Gen. McClellan sends the following dispatch to Secretary Stanton:
WILLIAMSBURG, May 6. — I have the pleasure to announce the occupation of this place, as the result of a hard fought action yesterday. Hancock's brigade engagement had the effect to turn the left of the enemy's line of works. The enemy abandoned their entire line during the night, leaving all his sick and wounded in our hands. His loss yesterday was very severe. We have some 300 men wounded, and have taken more than 1,000 wounded and prisoners.
Their loss is heavy. Our victory is complete. I have sent cavalry in pursuit. The conduct of our men was excellent, with scarcely an acception. The enemy's works were extensive and exceedingly strong.

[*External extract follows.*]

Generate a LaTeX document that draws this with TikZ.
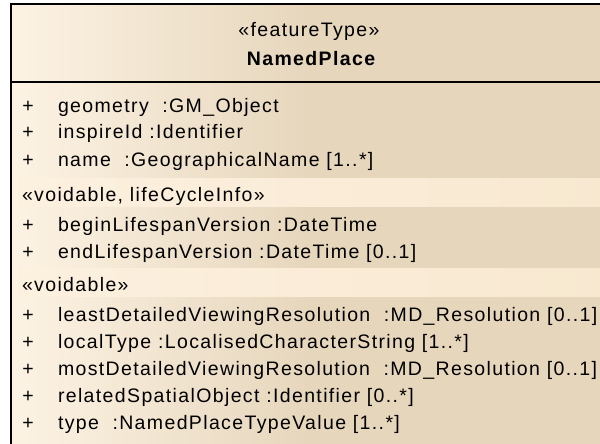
\documentclass[tikz,border=0pt]{standalone}
\usepackage{fontspec}
\setmainfont{Liberation Sans}[LetterSpace=7]
\definecolor{cream}{HTML}{FDF3E4}
\definecolor{tan}{HTML}{E6D6BC}
\definecolor{bandL}{HTML}{FCF0DF}
\definecolor{bandR}{HTML}{F8E8D0}
\tikzset{
  classtext/.style={font=\fontsize{19.5}{22}\selectfont, inner sep=0pt, outer sep=0pt},
  attr/.style={classtext, anchor=base west},
  vis/.style={classtext, anchor=base},
  stereo/.style={classtext, anchor=base west},
  title/.style={classtext, anchor=base},
  frame/.style={draw=black, line width=2pt},
}
\begin{document}
\begin{tikzpicture}[x=1pt, y=-1pt]
\useasboundingbox (0,0) rectangle (600,444);
\begin{scope}
  \clip (0,0) rectangle (600,444);
  % class body with its horizontal gradient
  \fill[tan] (11,4) rectangle (612,444.5);
  \shade[left color=cream, right color=tan] (11,4) rectangle (310,444.5);
  % stereotype group bands
  \shade[left color=bandL, right color=bandR] (18,178) rectangle (612,206);
  \shade[left color=bandL, right color=bandR] (18,268) rectangle (612,296);
  % outline and header separator
  \draw[frame] (11,444.5) -- (11,4) -- (612,4) -- (612,444.5) -- cycle;
  \draw[frame] (11,82) -- (612,82);
\end{scope}

% header
\node[title] (stype) at (309,37) {«featureType»};
\node[title] (cname) at (311,66) {\bfseries NamedPlace};

% plain attributes
\node[vis]  (v1) at (28,112) {+};
\node[attr] (a1) at (58,112) {geometry\ \ :GM\_Object};
\node[vis]  (v2) at (28,139) {+};
\node[attr] (a2) at (58,139) {inspireId :Identifier};
\node[vis]  (v3) at (28,166) {+};
\node[attr] (a3) at (58,166) {name\ \ :GeographicalName [1..*]};

% «voidable, lifeCycleInfo» group
\node[stereo] (g1) at (22,201) {«voidable, lifeCycleInfo»};
\node[vis]  (v4) at (28,231) {+};
\node[attr] (a4) at (58,231) {beginLifespanVersion :DateTime};
\node[vis]  (v5) at (28,258) {+};
\node[attr] (a5) at (58,258) {endLifespanVersion :DateTime [0..1]};

% «voidable» group
\node[stereo] (g2) at (22,291) {«voidable»};
\node[vis]  (v6) at (28,321) {+};
\node[attr] (a6) at (58,321) {leastDetailedViewingResolution\ \ :MD\_Resolution [0..1]};
\node[vis]  (v7) at (28,348) {+};
\node[attr] (a7) at (58,348) {localType :LocalisedCharacterString [1..*]};
\node[vis]  (v8) at (28,375) {+};
\node[attr] (a8) at (58,375) {mostDetailedViewingResolution\ \ :MD\_Resolution [0..1]};
\node[vis]  (v9) at (28,402) {+};
\node[attr] (a9) at (58,402) {relatedSpatialObject :Identifier [0..*]};
\node[vis]  (v10) at (28,429) {+};
\node[attr] (a10) at (58,429) {type\ \ :NamedPlaceTypeValue [1..*]};
\end{tikzpicture}
\end{document}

Our loss in Hooker's division is heavy, but very little in other parts of the field. Hancock's success was gained with a loss not over 20 killed and wounded.
We have other battles to fight before reaching Richmond.
The rebels are flying from Williamsburg towards Richmond.
Gen. McClellan telegraphs from Johnston's headquarters as follows:
The weather is good to-day, but there is great difficulty in getting up food, on account of the roads. Very few wagons have yet come up. Amid authorized to follow the examples of other Generals, and direct the names of battles to be placed on the colors of regiments.
Signed GEO. B. McCLELLAN,
Maj. Gen. Commanding.
WASHINGTON, May 7. — The enemy have evacuated Williamsburg and fled towards Richmond. Our army is following them up vigorously.
The battle on Monday was very severe, and the loss of the rebels proves to have been very large.